The government’s reforms to the NHS in England are set to cause a wave of legal difficulties for local authorities, solicitors were warned this week.

Ben Troke, partner at Midlands firm Browne Jacobson, told the Solicitors in Local Government annual weekend school that the Health and Social Care Act, passed last month, ‘will mean more tension, more litigation, more ­disputes’.

A combination of budget cuts and rising consumer expectations would encourage more litigation over social care funding decisions, Troke said.

‘In six to 12 months you’ll be stopped in shopping centres by eager young people with clipboards asking if you’ve been disappointed by a decision on care funding,’ he added.
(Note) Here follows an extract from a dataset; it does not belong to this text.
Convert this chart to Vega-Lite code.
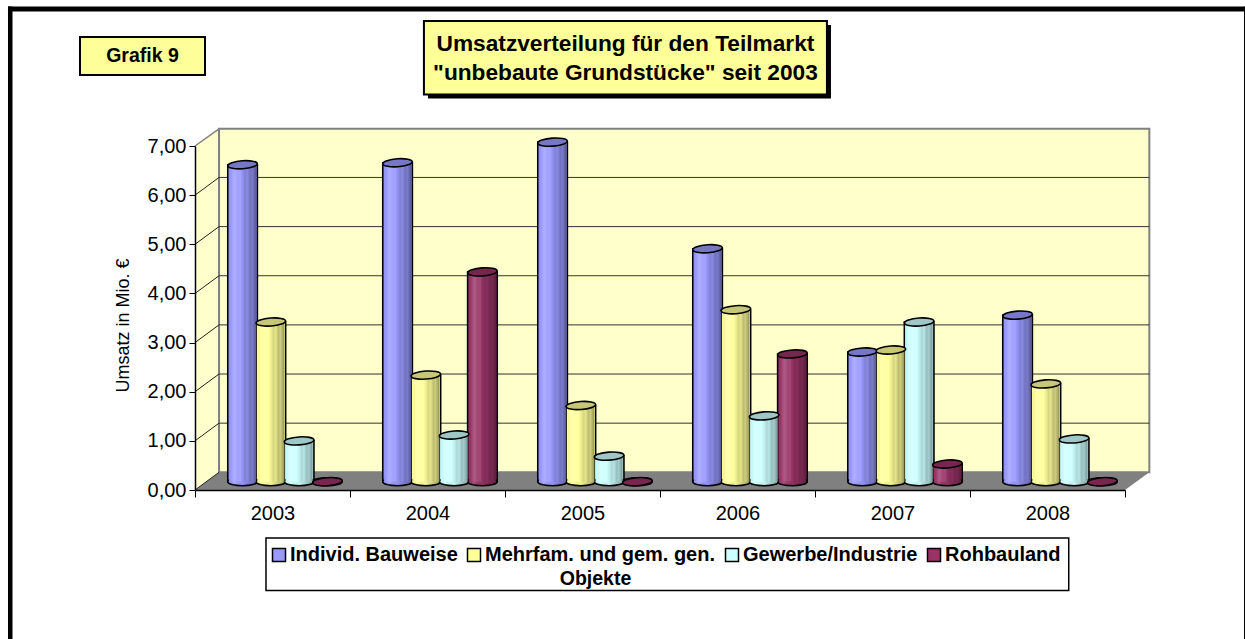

Troke also predicted conflicts with the clinical commissioning groups (CCGs), set up under the act to procure NHS care. ‘The expectation is that local authorities will keep an eye on clinical commissioning groups, but that is not how it was sold to the CCGs,’ he said. ‘GPs are still being told they’re in charge. I think there’ll be some tension there.’

Under the act, local authorities will take on responsibility for public health, including reducing obesity, managing public mental health services and sexual health. So far most of the guidance from the government has been on the HR consequences of taking on staff from the NHS, Troke said.

While £5.2bn has been ring-fenced for local authorities’ new duties, this is tiny compared with the NHS’s £110bn annual spending.

The government’s updated plan for open public services paper, published this week, said that the Health and Social Care Act extends local authorities’ health scrutiny powers to cover all providers of NHS and public health services.